At the same time the market is starting to sniff out that it is in a win win state because if rates back up they will do so most likely because growth is stronger than expected. Consensus 2024 US GPD growth is around 1.5%, even as the Atlanta Fed GDP Nowcast has Q4 at 2.6%.

 

So, rates fall because the Fed has room for insurance cuts; rates rise because growth is stronger than expected. Who is the big winner here – the same group that has yet to really run – Commodities and to a lesser extent EM equity. I say lesser because ex China EM has had a good run.

 

Our investment mantra remains: inflation down > rates down > USD down = non US equity and Commodities up.  Here’s Fintwit: “At 44%, the percentage of stocks that are overbought in the S&P 500 $SPX is at its highest level on record. The only other readings above 40% were in June 2003 and June 2020. It's not bearish...both times mkts were just starting to break out”. Pullbacks are to be expected; it's not about whether we make new highs, it's about whether the pullback, which will happen at some point, makes a higher low; we expect so given all that cash on the sidelines.

 

Thus, those fortunate to be already exposed to much of this scenario, those such as TPW model portfolio clients, should now look to the commodity space for the next up leg. We have been & remain OW Commodities across the complex from energy (fossil to renewable and on to uranium) to miners both precious and industrial as well as to the Ag space.

 

We note indicators like the historic unwind of net speculative positions in oil or recent Dallas Fed surveys suggesting under $70 WTI and US driller break even levels start to be hit or  COP28’s historic pledge by roughly 20 countries to triple nuclear capacity by 2050 or the numerous 2024 copper production cuts noted by StoneX  or hedge funds with their largest short corn position in years even with corn down roughly 50% over the past 18 months.

 

Here's StoneX on oil positioning: “Hedge funds reduced net length and speculative length in WTI is now near its 3-year historical net length low (3rd percentile).
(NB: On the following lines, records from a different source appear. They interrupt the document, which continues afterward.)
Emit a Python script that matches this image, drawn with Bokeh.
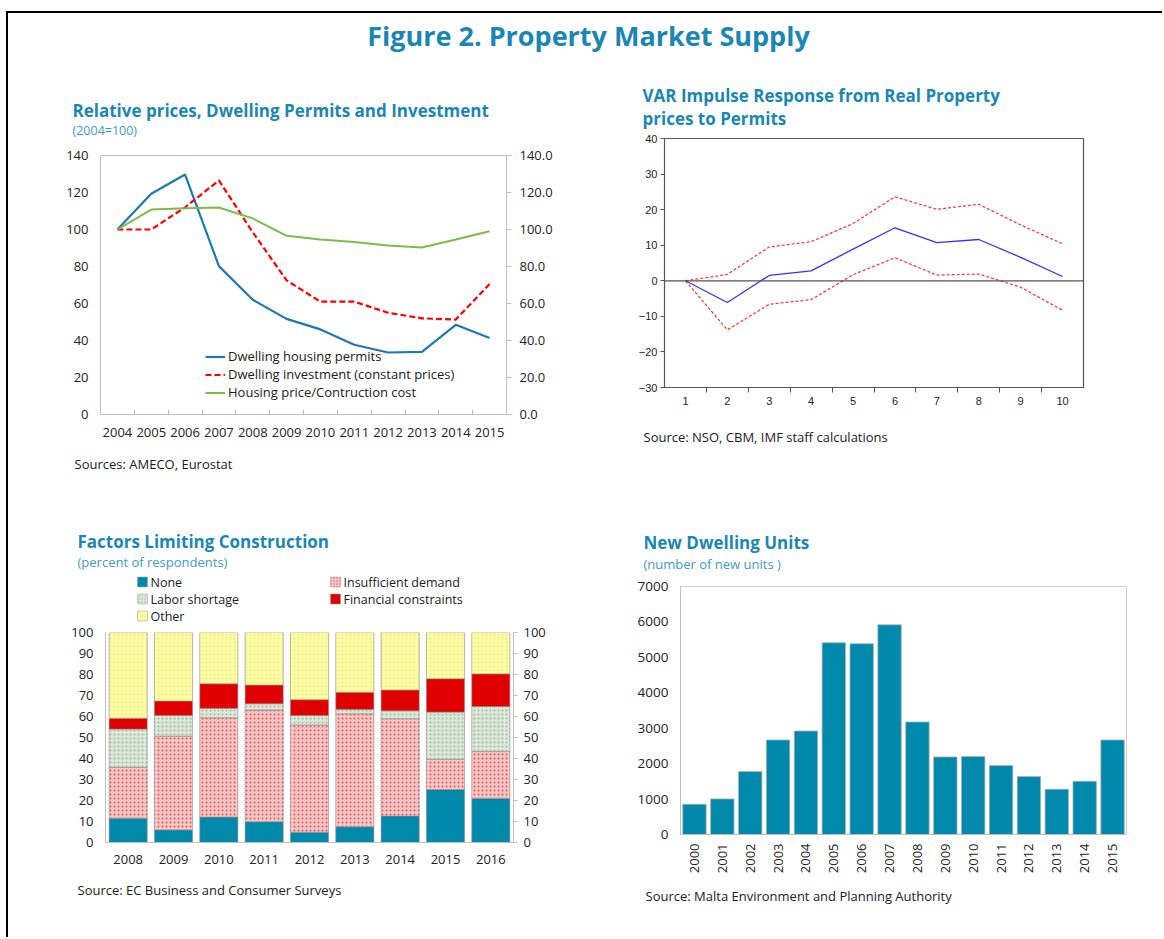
import math
from bokeh.plotting import figure
from bokeh.models import (Range1d, FactorRange, LinearAxis, FixedTicker, Legend, LegendItem,
                          ColumnDataSource, NumeralTickFormatter, Span)
from bokeh.layouts import column, row
from bokeh.embed import file_html
from bokeh.resources import INLINE
from bokeh.core.properties import value

# ---------------- data ----------------
years_a = [2004, 2005, 2006, 2007, 2008, 2009, 2010, 2011, 2012, 2013, 2014, 2015]
permits = [100, 119.3, 129.7, 80.2, 62.0, 51.7, 46.0, 37.7, 33.5, 33.9, 48.5, 41.3]
investment = [100, 100, 112, 126.5, 98.5, 72.5, 61, 61, 55, 52, 51.3, 70.5]
price_cost = [100, 110.8, 111.5, 111.9, 106, 96.6, 94.6, 93.3, 91.4, 90.3, 94.6, 99.1]

steps = [1, 2, 3, 4, 5, 6, 7, 8, 9, 10]
irf = [0, -6.1, 1.5, 2.8, 8.9, 14.9, 10.7, 11.6, 6.6, 1.2]
irf_upper = [0, 1.8, 9.5, 11.0, 16.1, 23.6, 20.1, 21.5, 15.7, 10.4]
irf_lower = [0, -13.8, -6.6, -5.3, 1.7, 6.5, 1.6, 1.9, -1.8, -8.3]

survey_years = ["2008", "2009", "2010", "2011", "2012", "2013", "2014", "2015", "2016"]
none_share = [11.6, 6.0, 12.1, 9.9, 4.9, 7.5, 12.6, 25.2, 21.0]
insufficient = [24.2, 44.6, 47.3, 53.2, 51.1, 53.8, 46.3, 14.4, 22.3]
labor = [18.2, 9.9, 4.5, 3.0, 4.5, 2.1, 3.8, 22.5, 21.5]
financial = [5.2, 6.9, 11.7, 8.9, 7.5, 8.1, 9.9, 15.9, 15.5]
other = [40.8, 32.6, 24.4, 25.0, 32.0, 28.5, 27.4, 22.0, 19.7]
factor_names = ["None", "Insufficient demand", "Labor shortage", "Financial constraints", "Other"]

unit_years = ["2000", "2001", "2002", "2003", "2004", "2005", "2006", "2007",
              "2008", "2009", "2010", "2011", "2012", "2013", "2014", "2015"]
new_units = [855, 1005, 1776, 2668, 2922, 5412, 5384, 5919, 3176, 2189, 2199, 1945, 1635, 1278, 1503, 2668]

# ---------------- styles ----------------
FONT = "Open Sans"
TITLE_C = "#1A87B3"
SUB_C = "#3D9BC9"
TXT_C = "#1a1a1a"
GREY = "#bfbfbf"

C_NONE = "#0089AB"
C_INS = "#F9C9C9"
C_LAB = "#DCE9DA"
C_FIN = "#E00000"
C_OTH = "#FFFFA6"
fills = [C_NONE, C_INS, C_LAB, C_FIN, C_OTH]
hatches = [" ", "dot", "dot", " ", "dot"]
hcolors = ["#ffffff", "#E84C4C", "#9DB99A", "#ffffff", "#E8E880"]

RW = 552  # right column width


def text_fig(w, h):
    f = figure(width=w, height=h, x_range=Range1d(0, w), y_range=Range1d(h, 0),
               x_axis_location=None, y_axis_location=None, min_border=0,
               output_backend="svg", toolbar_location=None)
    f.grid.visible = False
    f.outline_line_color = None
    return f


def put(f, x, y, t, size, color=TXT_C, bold=False, align="left"):
    f.text(x=[x], y=[y], text=[t], text_font=value(FONT), text_font_size=size,
           text_font_style="bold" if bold else "normal", text_color=color,
           text_baseline="middle", text_align=align)


def style_axis(ax, size="13px", font=FONT):
    ax.major_label_text_font = font
    ax.major_label_text_font_size = size
    ax.major_label_text_color = "#222222"
    ax.axis_line_color = GREY
    ax.major_tick_line_color = GREY
    ax.minor_tick_line_color = GREY


# ---------------- header ----------------
header = text_fig(602 + RW, 55)
put(header, 580, 22, "Figure 2. Property Market Supply", "27px", TITLE_C, True, "center")

# ---------------- left column ----------------
L1 = text_fig(602, 72)
put(L1, 64, 42, "Relative prices, Dwelling Permits and Investment", "17px", TITLE_C, True)
put(L1, 64, 62, "(2004=100)", "12.5px", SUB_C)

tl = figure(width=602, height=310, x_range=Range1d(2003.5, 2015.5), y_range=Range1d(0, 140),
            min_border_left=92, min_border_right=104, min_border_top=15, min_border_bottom=36,
            output_backend="svg", toolbar_location=None)
tl.grid.visible = False
tl.outline_line_color = GREY
tl.extra_y_ranges = {"r": Range1d(0, 140)}
yt = list(range(0, 141, 20))
tl.yaxis.ticker = FixedTicker(ticks=yt)
ra = LinearAxis(y_range_name="r", ticker=FixedTicker(ticks=yt), formatter=NumeralTickFormatter(format="0.0"))
tl.add_layout(ra, "right")
for ax in tl.yaxis:
    style_axis(ax)
tl.yaxis[0].major_tick_in = 0
tl.yaxis[0].major_tick_out = 0
tl.yaxis[0].major_label_standoff = 12
ra.major_tick_in = 0
ra.major_tick_out = 5
ra.major_label_standoff = 8
tl.xaxis.ticker = FixedTicker(ticks=years_a, minor_ticks=[y + 0.5 for y in years_a[:-1]])
style_axis(tl.xaxis[0])
tl.xaxis.major_tick_in = 0
tl.xaxis.major_tick_out = 0
tl.xaxis.minor_tick_in = 5
tl.xaxis.minor_tick_out = 0
tl.xaxis.major_label_standoff = 13

r1 = tl.line(years_a, permits, line_color="#1F78B0", line_width=2.2)
r2 = tl.line(years_a, investment, line_color="#FF0000", line_width=2.2, line_dash="6 3")
r3 = tl.line(years_a, price_cost, line_color="#7DBB4A", line_width=2)
leg = Legend(items=[LegendItem(label="Dwelling housing permits", renderers=[r1]),
                    LegendItem(label="Dwelling investment (constant prices)", renderers=[r2]),
                    LegendItem(label="Housing price/Contruction cost", renderers=[r3])],
             location=(105, 13), glyph_width=20, glyph_height=17, label_height=17, spacing=0,
             padding=0, margin=0, label_standoff=3, background_fill_alpha=0, border_line_color=None,
             label_text_font=FONT, label_text_font_size="13px", label_text_color=TXT_C)
tl.add_layout(leg)

L2 = text_fig(602, 174)
put(L2, 66, 13, "Sources: AMECO, Eurostat", "13px")
put(L2, 69, 91, "Factors Limiting Construction", "17px", TITLE_C, True)
put(L2, 69, 111, "(percent of respondents)", "13px", SUB_C)
leg_pos = [(134, 131.5), (327, 131.5), (134, 148.5), (327, 148.5), (134, 165.5)]
for i, (lx, ly) in enumerate(leg_pos):
    L2.rect(x=[lx], y=[ly], width=10, height=10, fill_color=fills[i], line_color="#999999",
            line_width=0.5, hatch_pattern=hatches[i], hatch_color=hcolors[i], hatch_scale=3)
    put(L2, lx + 8, ly, factor_names[i], "12.5px")

src = ColumnDataSource(dict(year=survey_years, a=none_share, b=insufficient, c=labor, d=financial, e=other))
bl = figure(width=602, height=251, x_range=FactorRange(*survey_years), y_range=Range1d(0, 100),
            min_border_left=97, min_border_right=97, min_border_top=8, min_border_bottom=33,
            output_backend="svg", toolbar_location=None)
bl.grid.visible = False
bl.outline_line_color = None
bl.vbar_stack(["a", "b", "c", "d", "e"], x="year", width=0.84, source=src,
              fill_color=fills, line_color="#8a8a8a", line_width=0.6,
              hatch_pattern=hatches, hatch_color=hcolors, hatch_scale=4, hatch_weight=1)
bl.extra_y_ranges = {"r": Range1d(0, 100)}
yt2 = list(range(0, 101, 10))
bl.yaxis.ticker = FixedTicker(ticks=yt2)
ra2 = LinearAxis(y_range_name="r", ticker=FixedTicker(ticks=yt2))
bl.add_layout(ra2, "right")
for ax in bl.yaxis:
    style_axis(ax)
bl.yaxis[0].major_tick_in = 0
bl.yaxis[0].major_tick_out = 0
bl.yaxis[0].major_label_standoff = 12
ra2.major_tick_in = 0
ra2.major_tick_out = 4
ra2.major_label_standoff = 6
style_axis(bl.xaxis[0])
bl.xaxis.major_tick_in = 0
bl.xaxis.major_tick_out = 0
bl.xaxis.major_label_standoff = 12

L3 = text_fig(602, 62)
put(L3, 69, 14, "Source: EC Business and Consumer Surveys", "13px")

left_col = column(row(L1), row(tl), row(L2), row(bl), row(L3))

# ---------------- right column ----------------
R1 = text_fig(RW, 64)
put(R1, 32, 27, "VAR Impulse Response from Real Property", "17px", TITLE_C, True)
put(R1, 32, 50, "prices to Permits", "17px", TITLE_C, True)

tr = figure(width=RW, height=280, x_range=Range1d(0.5, 10.5), y_range=Range1d(-30, 40),
            min_border_left=54, min_border_right=65 + RW - 538, min_border_top=6, min_border_bottom=25,
            output_backend="svg", toolbar_location=None)
tr.grid.visible = False
tr.outline_line_color = "#555555"
tr.outline_line_width = 1.2
tr.yaxis.ticker = FixedTicker(ticks=list(range(-30, 41, 10)))
tr.xaxis.ticker = FixedTicker(ticks=steps, minor_ticks=[s + 0.5 for s in steps[:-1]])
for ax in tr.axis:
    style_axis(ax, "11px", "Liberation Sans")
    ax.axis_line_color = "#555555"
    ax.major_tick_line_color = "#555555"
    ax.minor_tick_line_color = "#555555"
tr.yaxis.major_tick_in = 0
tr.yaxis.major_tick_out = 4
tr.yaxis.minor_tick_out = 0
tr.yaxis.minor_tick_in = 0
tr.yaxis.major_label_standoff = 3
tr.xaxis.major_tick_in = 0
tr.xaxis.major_tick_out = 0
tr.xaxis.minor_tick_in = 0
tr.xaxis.minor_tick_out = 5
tr.xaxis.major_label_standoff = 4
tr.add_layout(Span(location=0, dimension="width", line_color="#555555", line_width=1.2))
tr.line(steps, irf_upper, line_color="#FF3030", line_width=1.2, line_dash="3 2")
tr.line(steps, irf_lower, line_color="#FF3030", line_width=1.2, line_dash="3 2")
tr.line(steps, irf, line_color="#3333FF", line_width=1.3)

R2 = text_fig(RW, 166)
put(R2, 33, 24, "Source: NSO, CBM, IMF staff calculations", "13px")
put(R2, 33, 130, "New Dwelling Units", "17px", TITLE_C, True)
put(R2, 33, 151, "(number of new units )", "13px", SUB_C)

br = figure(width=RW, height=306, x_range=FactorRange(*unit_years), y_range=Range1d(0, 7000),
            min_border_left=70, min_border_right=22 + RW - 538, min_border_top=8, min_border_bottom=50,
            output_backend="svg", toolbar_location=None)
br.grid.visible = False
br.outline_line_color = "#d0d0d0"
br.vbar(x=unit_years, top=new_units, width=0.84, fill_color=C_NONE, line_color="#b0b0b0", line_width=0.8)
br.yaxis.ticker = FixedTicker(ticks=list(range(0, 7001, 1000)))
for ax in br.axis:
    style_axis(ax, "13.5px")
br.yaxis.major_tick_in = 0
br.yaxis.major_tick_out = 0
br.yaxis.major_label_standoff = 12
br.xaxis.major_tick_in = 0
br.xaxis.major_tick_out = 0
br.xaxis.major_label_standoff = 9
br.xaxis.major_label_orientation = math.pi / 2
br.xaxis.major_label_text_font_size = "13px"

R3 = text_fig(RW, 53)
put(R3, 35, 11, "Source: Malta Environment and Planning Authority", "13px")

right_col = column(row(R1), row(tr), row(R2), row(br), row(R3))

page = column(header, row(left_col, right_col), margin=(11, 0, 0, 6),
              styles={"border-left": "2px solid #000000", "border-top": "2px solid #000000"})

open("out.html", "w").write(file_html(page, INLINE))
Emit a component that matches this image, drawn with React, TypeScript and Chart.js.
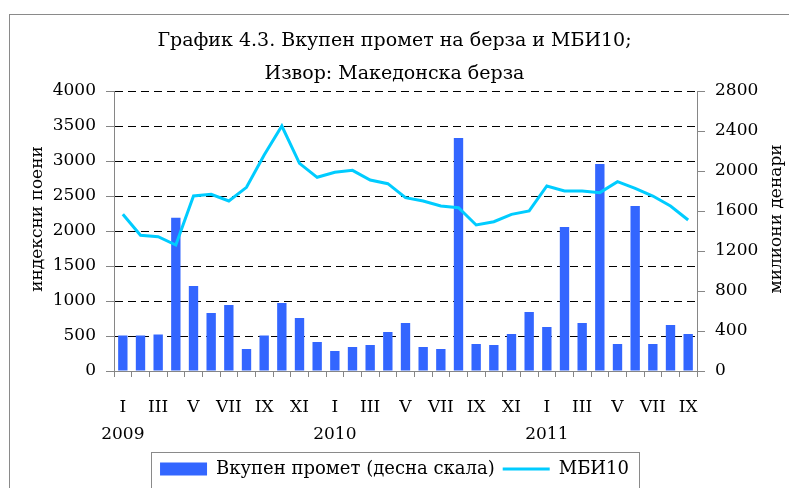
import React, { useEffect, useRef } from "react";
import { Chart, registerables } from "chart.js";

Chart.register(...registerables);

const titleLines = ["График 4.3. Вкупен промет на берза и МБИ10;", "Извор: Македонска берза"];
const leftAxisTitle = "индексни поени";
const rightAxisTitle = "милиони денари";
const barLabel = "Вкупен промет (десна скала)";
const lineLabel = "МБИ10";

const categories = [
  "2009-01", "2009-02", "2009-03", "2009-04", "2009-05", "2009-06", "2009-07", "2009-08", "2009-09", "2009-10", "2009-11", "2009-12",
  "2010-01", "2010-02", "2010-03", "2010-04", "2010-05", "2010-06", "2010-07", "2010-08", "2010-09", "2010-10", "2010-11", "2010-12",
  "2011-01", "2011-02", "2011-03", "2011-04", "2011-05", "2011-06", "2011-07", "2011-08", "2011-09",
];
const tickMonths = [
  "I", "", "III", "", "V", "", "VII", "", "IX", "", "XI", "",
  "I", "", "III", "", "V", "", "VII", "", "IX", "", "XI", "",
  "I", "", "III", "", "V", "", "VII", "", "IX",
];
const tickYears = [
  "2009", "", "", "", "", "", "", "", "", "", "", "",
  "2010", "", "", "", "", "", "", "", "", "", "", "",
  "2011", "", "", "", "", "", "", "", "",
];

// Вкупен промет (милиони денари, десна скала)
const turnover = [
  355, 355, 365, 1533, 850, 580, 660, 220, 355, 680, 530, 290,
  200, 240, 260, 390, 480, 240, 220, 2330, 270, 260, 370, 590,
  440, 1440, 480, 2070, 270, 1650, 270, 460, 370,
];
// МБИ10 (индексни поени, лева скала)
const mbi10 = [
  2240, 1939, 1919, 1800, 2500, 2524, 2429, 2624, 3086, 3500, 2967, 2767,
  2838, 2867, 2729, 2676, 2476, 2429, 2357, 2333, 2086, 2133, 2238, 2286,
  2643, 2571, 2571, 2548, 2705, 2610, 2500, 2357, 2157,
];

const leftMin = 0, leftMax = 4000, leftStep = 500;
const rightMin = 0, rightMax = 2800, rightStep = 400;

const BAR = "#3366FF";
const LINE = "#00CCFF";
const AXIS = "#868686";
const FONT = "'DejaVu Serif', serif";

const framePlugin = {
  id: "frame",
  beforeDraw(chart: any) {
    const ctx = chart.ctx;
    ctx.save();
    ctx.strokeStyle = "#8a8a8a";
    ctx.lineWidth = 1;
    ctx.strokeRect(9.5, 14.5, chart.width + 20, chart.height + 20);
    ctx.restore();
  },
  afterDraw(chart: any) {
    const ctx = chart.ctx;
    const ca = chart.chartArea;
    const cy = (ca.top + ca.bottom) / 2 - 12;
    ctx.save();
    ctx.fillStyle = "#000";
    ctx.font = "17px " + FONT;
    ctx.textAlign = "center";
    ctx.textBaseline = "middle";
    ctx.translate(chart.scales.y.left + 38, cy);
    ctx.rotate(-Math.PI / 2);
    ctx.fillText(leftAxisTitle, 0, 0);
    ctx.restore();
    ctx.save();
    ctx.fillStyle = "#000";
    ctx.font = "17px " + FONT;
    ctx.textAlign = "center";
    ctx.textBaseline = "middle";
    ctx.translate(chart.scales.y1.right - 12, cy);
    ctx.rotate(-Math.PI / 2);
    ctx.fillText(rightAxisTitle, 0, 0);
    ctx.restore();
    // legend border
    const lg = chart.legend;
    if (lg && lg.legendHitBoxes && lg.legendHitBoxes.length) {
      const hb = lg.legendHitBoxes;
      let l = Infinity, r = -Infinity;
      hb.forEach((h: any) => { l = Math.min(l, h.left); r = Math.max(r, h.left + h.width); });
      ctx.save();
      ctx.strokeStyle = "#8a8a8a";
      ctx.lineWidth = 1;
      ctx.strokeRect(Math.round(l - 9) + 0.5, Math.round(lg.top) + 0.5, Math.round(r - l + 19), lg.height + 10);
      ctx.restore();
    }
  },
};

export default function App() {
  const ref = useRef<HTMLCanvasElement>(null);
  useEffect(() => {
    if (!ref.current) return;
    const chart = new Chart(ref.current, {
      type: "bar",
      data: {
        labels: categories,
        datasets: [
          {
            type: "line",
            label: lineLabel,
            data: mbi10,
            yAxisID: "y",
            borderColor: LINE,
            backgroundColor: LINE,
            borderWidth: 3,
            pointRadius: 0,
            tension: 0,
          } as any,
          {
            type: "bar",
            label: barLabel,
            data: turnover,
            yAxisID: "y1",
            backgroundColor: BAR,
            borderWidth: 0,
            barPercentage: 0.53,
            categoryPercentage: 1,
          },
        ],
      },
      plugins: [framePlugin],
      options: {
        animation: false,
        responsive: false,
        maintainAspectRatio: false,
        layout: { padding: 0 },
        plugins: {
          tooltip: { enabled: false },
          title: {
            display: true,
            text: titleLines,
            color: "#000",
            font: { family: FONT, size: 19, weight: "normal", lineHeight: "33px" } as any,
            padding: { top: 25, bottom: 0 },
          },
          legend: {
            display: true,
            position: "bottom",
            reverse: true,
            labels: {
              color: "#000",
              font: { family: FONT, size: 18 },
              padding: 8,
              usePointStyle: true,
              pointStyleWidth: 47,
              boxHeight: 13,
              generateLabels: (c: any) => {
                const items = (Chart.defaults as any).plugins.legend.labels.generateLabels(c);
                items.forEach((it: any) => {
                  if (it.text === barLabel) {
                    it.pointStyle = "rect";
                    it.fillStyle = BAR;
                    it.strokeStyle = BAR;
                    it.lineWidth = 0;
                  } else {
                    it.pointStyle = "line";
                    it.strokeStyle = LINE;
                    it.fillStyle = LINE;
                    it.lineWidth = 3;
                  }
                });
                return items;
              },
            },
          },
        },
        scales: {
          x: {
            type: "category",
            offset: true,
            grid: {
              display: true,
              drawOnChartArea: false,
              offset: true,
              tickLength: 6,
              tickColor: AXIS,
            },
            border: { color: AXIS, width: 1 },
            ticks: {
              autoSkip: false,
              maxRotation: 0,
              minRotation: 0,
              padding: 17,
              color: "#000",
              font: { family: FONT, size: 17, lineHeight: "27px" } as any,
              callback: (_v: any, i: number) => [tickMonths[i], tickYears[i]],
            },
            afterFit: (s: any) => { s.height = 81; },
          },
          y: {
            type: "linear",
            position: "left",
            min: leftMin,
            max: leftMax,
            grid: {
              color: "#000",
              lineWidth: 1,
              tickLength: 8,
              tickColor: AXIS,
              tickBorderDash: [],
            },
            border: { color: AXIS, width: 1, dash: [8, 5] },
            ticks: {
              stepSize: leftStep,
              padding: 10,
              color: "#000",
              font: { family: FONT, size: 17 },
              callback: (v: any) => String(v),
            },
            afterFit: (s: any) => { s.width = 114; },
          },
          y1: {
            type: "linear",
            position: "right",
            min: rightMin,
            max: rightMax,
            grid: {
              drawOnChartArea: false,
              tickLength: 8,
              tickColor: AXIS,
            },
            border: { color: AXIS, width: 1 },
            ticks: {
              stepSize: rightStep,
              padding: 10,
              color: "#000",
              font: { family: FONT, size: 17 },
              callback: (v: any) => String(v),
            },
            afterFit: (s: any) => { s.width = 92; },
          },
        },
      } as any,
    });
    return () => chart.destroy();
  }, []);
  return (
    <div style={{ position: "fixed", left: 0, top: 0, width: 789, height: 488, background: "#fff" }}>
      <canvas ref={ref} width={789} height={488} style={{ width: 789, height: 488, display: "block" }} />
    </div>
  );
}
Speculative positioning could go further to the downside, however, there is a lot more dry powder if prices get moving upward.” We like that.

 

Our EM equity exposure is as aggressive as it has been in years with equity positions across the Tri Polar World given our view that certain EM countries will be the big winners from the regionalization of supply chains, countries like Mexico, Poland etc. Brazil offers exposure to both the rate story –  10 year nominal rates have fallen over 260 bps over the past year, the most of any major market while ST rates are forecast to fall another 300 or so bps in 2024 & the commodity story as a commodity powerhouse with roughly 36% of EWZ commodity related

 

Bottom line: Markets can get extended (SPX/VIX at record extreme)…machines don’t know how to sit on their hands & enjoy the ride but we do… so enjoy the ride… take some off when you want but this ride could go well into January with minimal interruption.